For millions of Americans, Christianity has become a political identity that favors the creation of a single-party, single-religion theocracy. Russia and Iran demonstrate where that can lead, either to becoming “a corrupted tool of fascism (as in Russia) or an oppressive, omnipresent force (as in Iran) against which the population can achieve change only through revolution”.

Onward Christian Soldiers, Supreme Court Edition

The first words of the Bill of Rights are: “Congress shall make no law respecting an establishment of religion, or prohibiting the free exercise thereof”. In recent decades, that’s meant people are free to practice their religion (the Free Exercise Clause) but not promote it as part of their government jobs (the Establishment Clause).

Charles Pierce of Esquire discusses today’s right-wing reinterpretation of what constitutes free exercise and the establishment of religion:

… It was a pretty good day for theocracy. In Kennedy v. Bremerton School District, by the 6-3 vote that was so carefully purchased with dark money and so carefully engineered by Mitch McConnell, the Court sided with a football coach named Joseph Kennedy who used to have his team meet at midfield for a postgame exercise in what the Court said Monday was “quiet personal prayer.”

The history of the case is a perfect example of a small-town controversy that was fairly clear-cut until the conservative movement managed to get it through a carefully engineered conservative-heavy judicial system until it finally landed on the doorstep of Supreme Court Justice Neil Gorsuch. In 2015, the school district told Kennedy to knock it off. Kennedy refused and was placed on administrative leave. Instead of reapplying for his job when his leave ended, Kennedy decided to sue the school district. He lost in court. Then he lost his appeal. Then an earlier Supreme Court declined to take his case.

But the longer you can keep going in the courts, the better chance you have of running into a conservative Christian who will find room for white-people Jesus in the Bill of Rights…. Kennedy tried again and, this time he finally found Gorsuch and the rest of the Papal States on the Supreme Court.

Once again, that crew threw aside a sensible, durable framework in favor of some sort of weird, literalist invocation of American history.

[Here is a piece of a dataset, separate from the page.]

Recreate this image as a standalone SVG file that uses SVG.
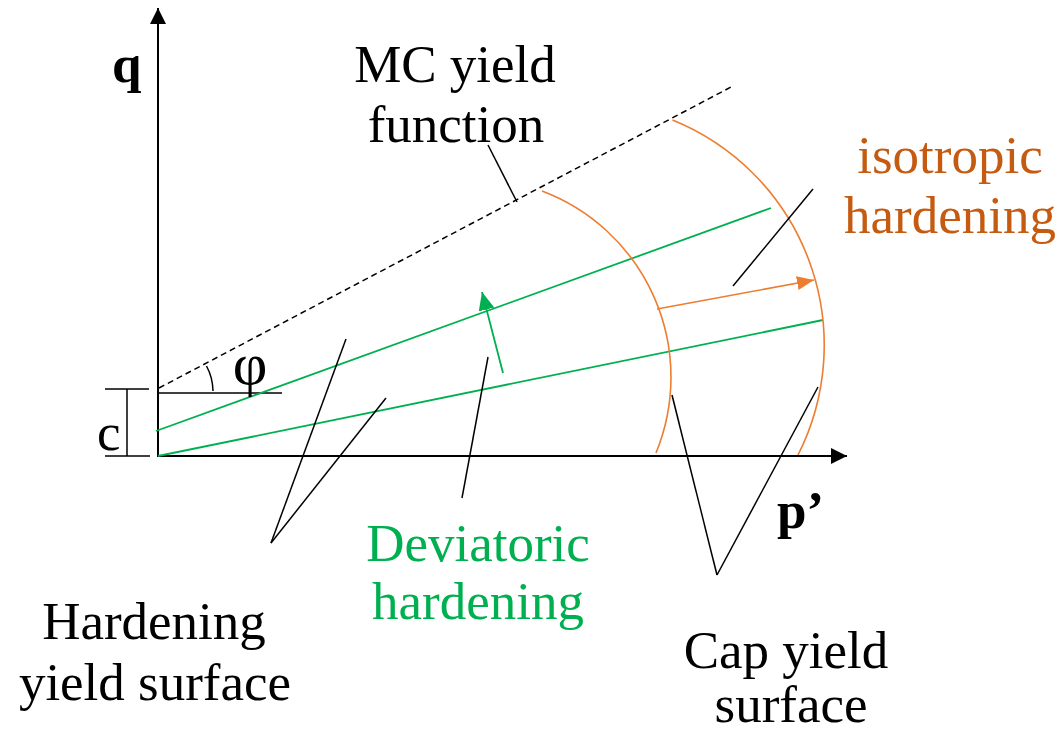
<svg xmlns="http://www.w3.org/2000/svg" width="1063" height="733" viewBox="0 0 1063 733">
<style>
.t{font-family:"Liberation Serif","Times New Roman",serif;font-size:53px;}
.b{font-weight:bold;}
.k{stroke:#000;stroke-width:1.5;fill:none;}
.ax{stroke:#000;stroke-width:2;fill:none;}
.g{stroke:#00B050;stroke-width:1.8;fill:none;}
.o{stroke:#ED7D31;stroke-width:1.6;fill:none;}
</style>
<defs>
<marker id="ak" markerUnits="userSpaceOnUse" markerWidth="18" markerHeight="18" refX="16" refY="8" orient="auto"><path d="M0,0 L16,8 L0,16 Z" fill="#000"/></marker>
<marker id="ag" markerUnits="userSpaceOnUse" markerWidth="20" markerHeight="18" refX="18" refY="8" orient="auto"><path d="M0,0 L18,8 L0,16 Z" fill="#00B050"/></marker>
<marker id="ao" markerUnits="userSpaceOnUse" markerWidth="18" markerHeight="16" refX="17" refY="7" orient="auto"><path d="M0,0 L17,7 L0,14 Z" fill="#ED7D31"/></marker>
</defs>
<rect width="1063" height="733" fill="#fff"/>
<g id="connectors">
<line class="ax" x1="158" y1="457" x2="158" y2="8" marker-end="url(#ak)"/>
<line class="ax" x1="157" y1="456" x2="847" y2="456" marker-end="url(#ak)"/>
<line class="k" x1="159" y1="388" x2="733" y2="86" stroke-dasharray="6,4"/>
<line class="k" x1="158" y1="393" x2="282" y2="393"/>
<path class="k" d="M206.5,366 A54,54 0 0 1 213,391"/>
<line class="k" x1="127" y1="389" x2="127" y2="456"/>
<line class="k" x1="105" y1="389" x2="149" y2="389"/>
<line class="k" x1="105" y1="456" x2="150" y2="456"/>
<line class="g" x1="156" y1="431" x2="771" y2="208"/>
<line class="g" x1="158" y1="456" x2="823" y2="320"/>
<line class="g" x1="503" y1="373" x2="482" y2="292" marker-end="url(#ag)"/>
<path class="o" d="M542,191 A199,199 0 0 1 656,453"/>
<path class="o" d="M672.5,120 A243,243 0 0 1 798,455"/>
<line class="o" x1="657" y1="309" x2="814" y2="280" marker-end="url(#ao)"/>
<line class="k" x1="488" y1="145" x2="517" y2="202"/>
<line class="k" x1="271" y1="543" x2="346" y2="339"/>
<line class="k" x1="271" y1="543" x2="386" y2="398"/>
<line class="k" x1="488" y1="357" x2="462" y2="498"/>
<line class="k" x1="813" y1="189" x2="733" y2="286"/>
<line class="k" x1="717" y1="575" x2="672" y2="395"/>
<line class="k" x1="717" y1="575" x2="818" y2="387"/>
</g>
<g id="label-q"><text class="t b" x="112" y="82">q</text></g>
<g id="label-p"><text class="t b" x="777" y="528">p’</text></g>
<g id="label-c"><text class="t" x="97" y="450">c</text></g>
<g id="label-phi"><text class="t" x="250" y="384" text-anchor="middle" style="font-size:60px">φ</text></g>
<g id="label-mc"><text class="t" text-anchor="middle"><tspan x="455" y="82">MC yield</tspan><tspan x="456" y="142">function</tspan></text></g>
<g id="label-iso"><text class="t" text-anchor="middle" fill="#C55A11"><tspan x="950" y="173">isotropic</tspan><tspan x="950" y="233">hardening</tspan></text></g>
<g id="label-dev"><text class="t" text-anchor="middle" fill="#00B050"><tspan x="478" y="561">Deviatoric</tspan><tspan x="478" y="619">hardening</tspan></text></g>
<g id="label-hys"><text class="t" text-anchor="middle"><tspan x="154" y="639">Hardening</tspan><tspan x="155" y="700">yield surface</tspan></text></g>
<g id="label-cap"><text class="t" text-anchor="middle"><tspan x="786" y="668">Cap yield</tspan><tspan x="791" y="722">surface</tspan></text></g>
</svg>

Much of the previous Establishment Clause law had rested on a 1971 case called Lemon v. Kurtzman—decided, it should be noted, by an 8-0 vote under Republican Chief Justice Warren Burger …

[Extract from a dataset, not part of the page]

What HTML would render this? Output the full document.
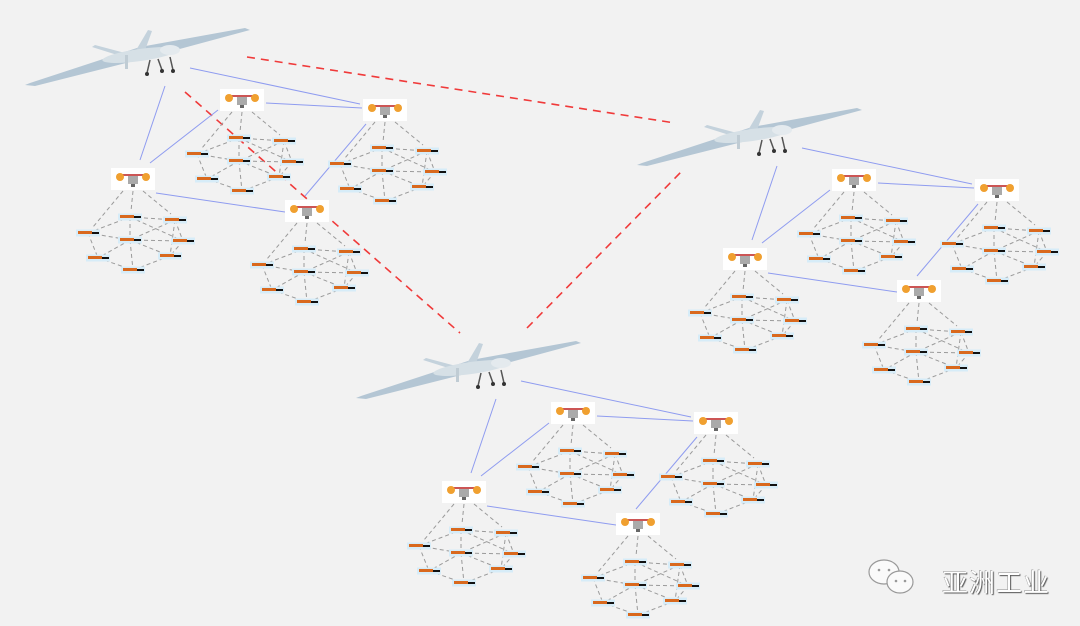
<!DOCTYPE html>
<html><head><meta charset="utf-8"><style>
html,body{margin:0;padding:0;background:#f2f2f2;width:1080px;height:626px;overflow:hidden}
svg{display:block}
.wm{position:absolute;left:942px;top:563px;font-family:"Liberation Sans","Noto Sans CJK SC",sans-serif;font-size:26px;color:#fff;text-shadow:1px 1px 1px #555,-0.5px -0.5px 0 #888;letter-spacing:1px}
</style></head><body>
<svg id="s" width="1080" height="626" xmlns="http://www.w3.org/2000/svg">
<defs>
<g id="plane">
 <polygon points="-105,30 -100,28 10,-8 115,-27 120,-25 20,2 -95,31" fill="#b4c6d4"/>
 <polygon points="-35,-10 -5,-2 0,4 -38,-8" fill="#c4d2dc"/>
 <polygon points="5,-3 18,-25 22,-24 14,-2" fill="#c4d2dc"/>
 <ellipse cx="10" cy="0" rx="38" ry="6" fill="#d6e0e6" transform="rotate(-8 10 0)"/>
 <ellipse cx="40" cy="-5" rx="10" ry="5" fill="#e4eaee"/>
 <line x1="20" y1="5" x2="17" y2="18" stroke="#555" stroke-width="1.5"/>
 <line x1="28" y1="4" x2="32" y2="15" stroke="#555" stroke-width="1.5"/>
 <line x1="40" y1="2" x2="43" y2="15" stroke="#555" stroke-width="1.5"/>
 <circle cx="17" cy="19" r="2" fill="#333"/><circle cx="32" cy="16" r="2" fill="#333"/><circle cx="43" cy="16" r="2" fill="#333"/>
 <rect x="-5" y="0" width="3" height="14" fill="#c0ccd4"/>
</g>
<g id="quad">
 <rect x="-22" y="-11" width="44" height="22" fill="#fff"/>
 <rect x="-16" y="-5" width="32" height="2" fill="#c55"/>
 <circle cx="-13" cy="-2" r="4" fill="#f0a030"/><circle cx="13" cy="-2" r="4" fill="#f0a030"/>
 <rect x="-5" y="-3" width="10" height="8" fill="#aaa"/>
 <rect x="-2" y="5" width="4" height="3" fill="#666"/>
</g>
<g id="bot">
 <rect x="-12" y="-3.5" width="24" height="7" fill="#d6ecf8"/>
 <rect x="-10" y="-2" width="14" height="3" fill="#d9691e"/>
 <rect x="4" y="-1" width="7" height="2" fill="#111"/>
</g>
</defs>
<g id="root"></g>
<g fill="#fafafa" stroke="#999" stroke-width="1.2">
 <ellipse cx="884" cy="572" rx="15" ry="12"/>
 <ellipse cx="900" cy="582" rx="13" ry="11"/>
 <circle cx="879" cy="570" r="1.3" fill="#999" stroke="none"/><circle cx="889" cy="570" r="1.3" fill="#999" stroke="none"/>
 <circle cx="896" cy="581" r="1.3" fill="#999" stroke="none"/><circle cx="905" cy="581" r="1.3" fill="#999" stroke="none"/>
</g>
</svg>
<div class="wm">亚洲工业</div>
<script>
var root=document.getElementById('root'),h='';
function L(a,b,c,d,st){h+='<line x1="'+a+'" y1="'+b+'" x2="'+c+'" y2="'+d+'" '+st+'/>';}
var B='stroke="#8f9cf0" stroke-width="1"',G='stroke="#9a9a9a" stroke-width="1" stroke-dasharray="4,3"',R='stroke="#f03a3a" stroke-width="1.6" stroke-dasharray="8,6"';
var bots=[[-45,54],[-3,38],[42,41],[-3,61],[50,62],[-35,79],[37,77],[0,91]];
var mesh=[[0,1],[0,3],[1,2],[1,3],[1,4],[2,4],[2,3],[3,4],[3,5],[3,6],[3,7],[4,6],[5,7],[6,7],[0,5],[2,6]];
function cluster(x,y){
 L(x-10,y+12,x-40,y+48,G);L(x,y+12,x-2,y+32,G);L(x+10,y+12,x+38,y+35,G);
 mesh.forEach(function(m){var a=bots[m[0]],b=bots[m[1]];L(x+a[0],y+a[1],x+b[0],y+b[1],G);});
 bots.forEach(function(p){h+='<use href="#bot" x="'+(x+p[0])+'" y="'+(y+p[1])+'"/>';});
 h+='<use href="#quad" x="'+x+'" y="'+y+'"/>';
}
function group(ox,oy){
 var q=[[242,100],[385,110],[133,179],[307,211]].map(function(p){return [p[0]+ox,p[1]+oy];});
 L(165+ox,86+oy,140+ox,160+oy,B);L(190+ox,68+oy,360+ox,104+oy,B);
 L(218+ox,110+oy,150+ox,163+oy,B);L(266+ox,103+oy,362+ox,108+oy,B);
 L(156+ox,193+oy,285+ox,212+oy,B);L(366+ox,124+oy,305+ox,196+oy,B);
 q.forEach(function(p){cluster(p[0],p[1]);});
 h+='<use href="#plane" x="'+(130+ox)+'" y="'+(55+oy)+'"/>';
}
L(247,57,675,123,R);L(185,92,460,333,R);L(527,328,683,170,R);
group(0,0);group(612,80);group(331,313);
root.innerHTML=h;
</script>
</body></html>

Leaving Coach Kennedy’s triumph for a moment, we should be wary of the blithe way the Court’s majority dismisses Lemon as irrelevant to Establishment Clause jurisprudence. Lemon was not purely about prayer. It has also been central to keeping the bunco scheme that is Creationism—as well as its gussied-up cousin, Intelligent Design—out of the public schools … [Lemon] was used to squash attempts at bootlegging Creationist bushwah into science classes in Arkansas and Louisiana … in 2005, when it helped decide a famous case in Pennsylvania. …

In this particular political moment, you’d have to be considerably naive to think that the reactionary right isn’t coming for the public schools, largely because they never stopped coming for the public schools. They will use radicalized Christian religion as their primary artillery. Last week, the Supreme Court opened up the wallets of Maine taxpayers and invited religious schools to dive right in. Would you like to guess what might happen if another Intelligent Design case makes it in front of the current Supreme Court majority?

… Public education is unconstitutional because it is insufficiently theocratic. An interesting legal theory that is coming soon to a Supreme Court near you.